Northern Ireland farmers call for five-year transition after Brexit

Northern Ireland farmers call for five-year transition after Brexit

Livestock and Meat Commission finds WTO rules would have heavy impact on trade

Beef farmers in Northern Ireland have called for a five-year transition period after Brexit, putting pressure on the Democratic Unionist party, on whose votes Theresa May’s government depends for a parliamentary majority.

The beef industry body for the region fears huge losses from any switch to World Trade Organisation rules after Brexit, saying a transition much longer than the two years offered by the British premier would be required to minimise disruption. 

A report for the Livestock and Meat Commission, a non-departmental public body funded by an industry levy, expressed deep concern about declining farm profits under WTO rules, particularly when combined with reduced farm subsidies. 

“The most viable solution for safeguarding the future of the industry is not only a UK-EU post-Brexit comprehensive free-trade agreement, but until then to have a five-year transition period with a midway review, to avoid an interim deal simply being a stay of execution for the industry,” said Ian Stevenson, chief executive of the commission.

Many of Northern Ireland’s beef and sheep farmers are DUP supporters and fear major upheaval to their annual £1.1bn of combined revenues if Brexit is botched.

A study by consultants at the Andersons Centre and Oxford Economics found serious drawbacks for Northern Irish farmers under two WTO trading options, noting that tariffs on meat sales range from 40 per cent to around 100 per cent.  One option is a unilateral “open-door” policy in which the UK cut tariffs on imports from major agricultural producers without any reciprocal agreements in place. Output would drop 21 per cent in this event, the study found.

“The viability of beef and sheep farming across large swaths of Northern Ireland would be seriously threatened, with grave consequences for the wider Northern Irish rural economy.”

Another option is a “WTO equivalence” policy in which the UK and EU impose reciprocal import tariffs based on the EU common external tariff and mutual recognition of veterinary standards. “Whilst output could rise marginally in the short-run (as domestic consumption displaced EU imports), gains would be eroded by declining consumption in the longer-term due to higher prices, and exports to the EU would still fall by over 90 per cent,” the study said.

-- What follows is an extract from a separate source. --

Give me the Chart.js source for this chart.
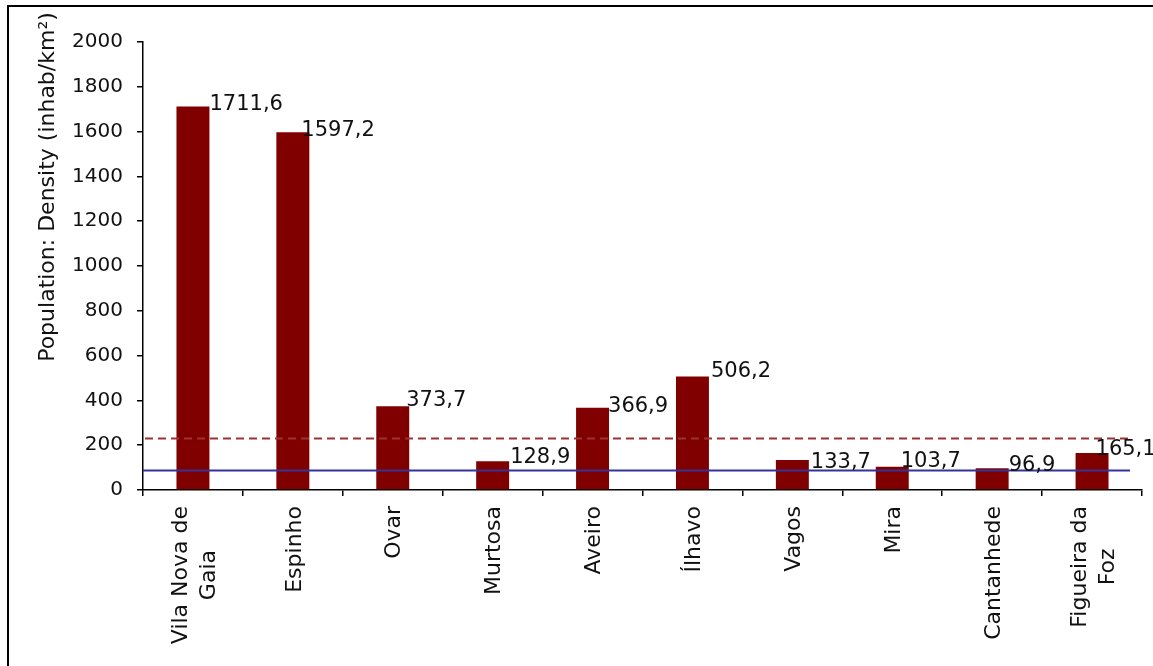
<!DOCTYPE html>
<html>
<head>
<meta charset="utf-8">
<script src="https://cdn.jsdelivr.net/npm/chart.js@4"></script>
<style>
  html, body { margin: 0; padding: 0; background: #fff; }
  canvas { display: block; }
</style>
</head>
<body>
<canvas id="c" width="1153" height="666" style="width:1153px;height:666px"></canvas>
<script>
// ---- data ----
const categories = [
  ['Vila Nova de', 'Gaia'], 'Espinho', 'Ovar', 'Murtosa', 'Aveiro',
  'Ílhavo', 'Vagos', 'Mira', 'Cantanhede', ['Figueira da', 'Foz']
];
const densityValues = [1711.6, 1597.2, 373.7, 128.9, 366.9, 506.2, 133.7, 103.7, 96.9, 165.1];
const valueLabels = ['1711,6', '1597,2', '373,7', '128,9', '366,9', '506,2', '133,7', '103,7', '96,9', '165,1'];
const yTickValues = [0, 200, 400, 600, 800, 1000, 1200, 1400, 1600, 1800, 2000];
const dashedRefValue = [232];
const solidRefValue = [89];
const yTitle = 'Population: Density (inhab/km²)';

const FONT = '"DejaVu Sans", Verdana, sans-serif';
Chart.defaults.font.family = FONT;
Chart.defaults.color = '#000';

const framePlugin = {
  id: 'frame',
  beforeDraw(chart) {
    const ctx = chart.ctx;
    ctx.save();
    ctx.fillStyle = '#fff';
    ctx.fillRect(0, 0, chart.width, chart.height);
    ctx.fillStyle = '#000';
    ctx.fillRect(7, 5, chart.width - 7, 2);
    ctx.fillRect(7, 5, 2, chart.height - 5);
    // y title
    ctx.translate(48, 187);
    ctx.rotate(-Math.PI / 2);
    ctx.font = '22px ' + FONT;
    ctx.textAlign = 'center';
    ctx.textBaseline = 'middle';
    ctx.fillStyle = '#111';
    ctx.fillText(yTitle, 0, 0);
    ctx.restore();
  }
};

const refLinesPlugin = {
  id: 'refLines',
  afterDatasetsDraw(chart) {
    const ctx = chart.ctx;
    const y = chart.scales.y;
    const a = chart.chartArea;
    const right = a.right - 12;
    ctx.save();
    ctx.lineWidth = 2;
    dashedRefValue.forEach(v => {
      const py = Math.round(y.getPixelForValue(v)) + 0.5;
      ctx.strokeStyle = '#993333';
      ctx.setLineDash([8, 5]);
      ctx.beginPath(); ctx.moveTo(a.left + 2, py); ctx.lineTo(right, py); ctx.stroke();
    });
    solidRefValue.forEach(v => {
      const py = Math.round(y.getPixelForValue(v)) + 0.5;
      ctx.strokeStyle = '#333399';
      ctx.setLineDash([]);
      ctx.beginPath(); ctx.moveTo(a.left, py); ctx.lineTo(right, py); ctx.stroke();
    });
    ctx.restore();
  }
};

// value labels, placed to the upper right of each bar (small manual nudges as in the original)
const valueLabelPlugin = {
  id: 'valueLabels',
  afterDraw(chart, args, opts) {
    const ctx = chart.ctx;
    const meta = chart.getDatasetMeta(0);
    ctx.save();
    ctx.font = '21px ' + FONT;
    ctx.fillStyle = '#111';
    ctx.textAlign = 'left';
    ctx.textBaseline = 'alphabetic';
    meta.data.forEach((bar, i) => {
      const p = bar.getProps(['x', 'y', 'width'], true);
      const n = opts.nudges[i] || [0, 3];
      ctx.fillText(valueLabels[i], p.x + p.width / 2 + n[0], p.y + n[1]);
    });
    ctx.restore();
  }
};

// rotated category labels below the x axis (lines centred on each other, block top-aligned)
const xLabelPlugin = {
  id: 'xLabels',
  afterDraw(chart) {
    const ctx = chart.ctx;
    const xs = chart.scales.x;
    const top = chart.chartArea.bottom + 16;
    const lh = 28;
    ctx.save();
    ctx.font = '22px ' + FONT;
    ctx.fillStyle = '#111';
    ctx.textAlign = 'center';
    ctx.textBaseline = 'middle';
    categories.forEach((lab, i) => {
      const lines = Array.isArray(lab) ? lab : [lab];
      const maxW = Math.max(...lines.map(t => ctx.measureText(t).width));
      const cx = xs.getPixelForValue(i) + 2;
      const cy = top + maxW / 2;
      lines.forEach((t, k) => {
        const off = (k - (lines.length - 1) / 2) * lh;
        ctx.save();
        ctx.translate(cx + off, cy);
        ctx.rotate(-Math.PI / 2);
        ctx.fillText(t, 0, 0);
        ctx.restore();
      });
    });
    ctx.restore();
  }
};

new Chart(document.getElementById('c'), {
  type: 'bar',
  data: {
    labels: categories,
    datasets: [{
      data: densityValues,
      backgroundColor: '#800000',
      borderWidth: 0,
      categoryPercentage: 1,
      barPercentage: 0.33
    }]
  },
  options: {
    responsive: false,
    animation: false,
    devicePixelRatio: 1,
    layout: { padding: { left: 0, top: 42, right: 11, bottom: 0 } },
    plugins: {
      legend: { display: false },
      tooltip: { enabled: false },
      valueLabels: {
        nudges: [[0, 3], [-8, 4], [-3, 0], [1, 2], [-1, 4], [2, 0], [2, 8], [-8, 0], [0, 3], [-13, 2]]
      }
    },
    scales: {
      x: {
        grid: { display: true, drawOnChartArea: false, drawTicks: true, tickLength: 6, color: '#000', lineWidth: 1.5, offset: true },
        border: { display: true, color: '#000', width: 1.5 },
        ticks: { display: false, autoSkip: false },
        afterFit(scale) { scale.height = 176; }
      },
      y: {
        min: 0, max: 2000,
        afterBuildTicks(scale) { scale.ticks = yTickValues.map(v => ({ value: v })); },
        grid: { display: true, drawOnChartArea: false, drawTicks: true, tickLength: 6, color: '#000', lineWidth: 1.5 },
        border: { display: true, color: '#000', width: 1.5 },
        ticks: { padding: 14, font: { size: 20 }, color: '#111', callback: v => String(v) },
        afterFit(scale) { scale.width = 143; }
      }
    }
  },
  plugins: [framePlugin, refLinesPlugin, valueLabelPlugin, xLabelPlugin]
});
</script>
</body>
</html>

The livestock commission said the UK should remain an interim member of the EU single market and customs union during a five-year transition, with a midway review to examine whether enough progress was being made to facilitate frictionless cross-border trade.

The avoidance of a hard border between Northern Ireland and the Republic of Ireland is a priority in Brexit talks for London, Dublin and Brussels.  As a last resort, the livestock commission said a “Cyprus-type model” for cross-border trade should be considered if WTO trading came to pass.

“There are special rules regarding the trade of goods between the southern half [of Cyprus] and the Turkish Republic of Northern Cyprus. However, the report also notes that whilst a Cyprus-type model could help to facilitate trade reasonably close to existing levels, potential obstacles remain.